Si el agua es el alma de la fábrica y la malteadora, el cerebro, los toneleros de Pilsner representan el lazo que une la época moderna con la tradición y una historia, de la que se sienten especialmente orgullosos. Conforman una brigada de ocho trabajadores expertos y meticulosos dirigidos por el maestro tonelero Josef Hruza. No todo el mundo puede ser tonelero en Pilsner Urquell. Previamente hay que haber ejercido como carpintero durante diez años más tres de formación con los propios maestros toneleros de la fábrica. Es un trabajo para toda la vida. En los tiempos en los que toda la cerveza se almacenaba en barricas de roble, llegó a haber hasta 150 toneleros. Los ocho de la actualidad son los garantes de una tradición centenaria al tiempo que mantienen una pequeña producción, realizan labores de mantenimiento de los viejos toneles que pueblan las bodegas y fabrican pequeñas piezas artesanales, todas ellas con el sello del maestro tonelero que las ha elaborado.
Bajo el suelo de la fábrica se extienden las galerías subterráneas de Pilsner Urquell. Construidas, cuentan, por mineros italianos en los tiempos del Imperio Austrohungaro, son las cuevas donde reposan decenas de barriles de roble centenarios. Son el lazo más visible con la tradición y el pasado de Urquell. En ellos se almacena cerveza sin filtrar y sin pasteurizar. Un líquido que es la prueba de vida más palpable que la Pilsner Urquell de 2017, la cervecera que en octubre cumplirá 175 años, mantiene un nexo de unión indisoluble con la que se comenzó a elaborar en 1842.
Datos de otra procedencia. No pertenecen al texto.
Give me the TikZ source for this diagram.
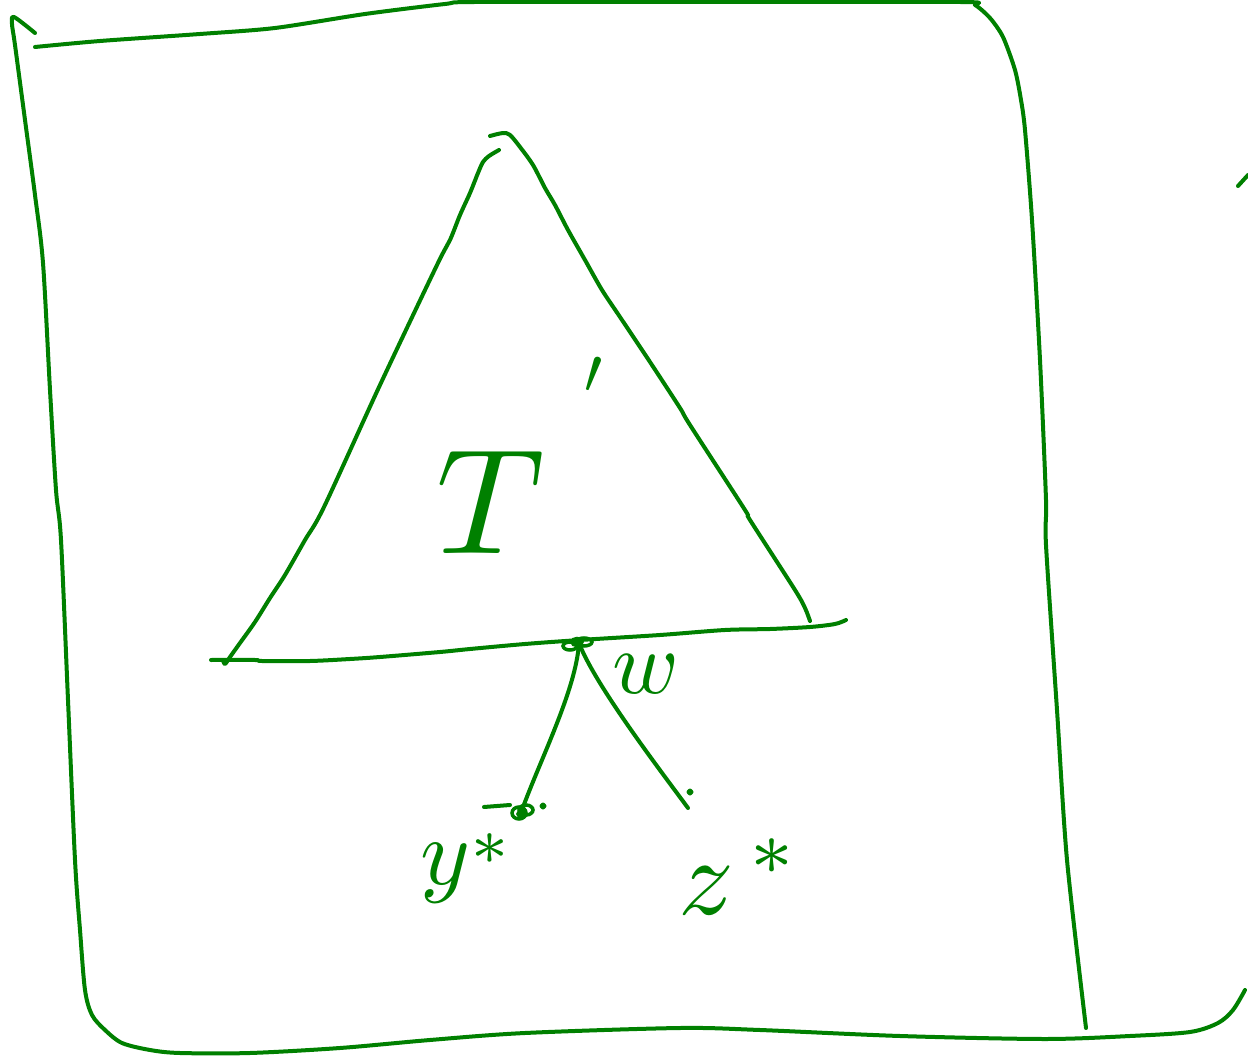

En las catacumbas, con temperaturas que rozan los cero grados, se respira el aire de otra época. Si uno cierra los ojos, puedes casi imaginar a los antiguos mineros italianos trabajando en la excavación de galerias, a los toneleros breando sus toneles y a los maestros cerveceros de Pilsner Urquell catando una cerveza que ha llegado a pleno siglo XXI fiel a su etiqueta de cerveza clásica.